In a country where we are recording as many as 12 deaths in a week due to diarrhoea, it is clear that such practices need to be immediately discontinued.

The practice is exposing everyone to the health hazards caused by human waste that is not disposed of according to acceptable standards.

Where the places of worship are near public facilities, there is the issue of the burden on the ratepayer as these worshippers do not pay for anything for the use of those facilities.

Regulated churches in properly designated places of worship pay their dues to the responsible authorities and there is no reason why these open-air worshippers have been allowed to shirk that responsibility.

There is also the case of environmental degradation.

Once they stake a claim on a piece of ground, most of these worshippers immediately embark on a land clearing orgy removing all ground cover and at times the trees and shrubs in the environs as well.

There is no reason why any comer should be allowed to appropriate a piece of public land for their personal use in the name of religion.

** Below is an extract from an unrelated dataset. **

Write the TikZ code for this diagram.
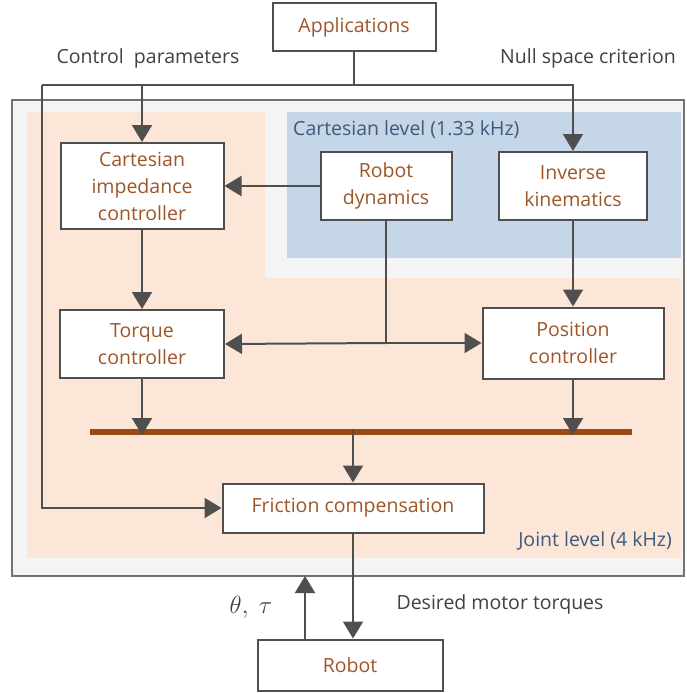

We would like to suggest that the city asks all these open-air worshippers to properly acquire land for religious use, like all other churches do.

They can then choose not to build a shelter except for ablution blocks on their land.

We would also like to urge the city authorities not to limit their attention to open-air worship as practised by a specific set of worshippers.

They should also cast their net wide and also consider those who have taken over places like Africa Unity Square and the First Street open-air theatre.

There are also the myriad of worship centres that are springing up in many CBD office buildings which seem to run even during working hours. Most of these places have loud PA systems which seem designed to disturb the peace of everyone within a 100-metr radius.

The right to freedom of worship should not be interpreted as an open cheque.

Even if adherents believe that their deity is the supreme authority, here on earth the law of the land is supreme and ultimately it works for the good of the majority.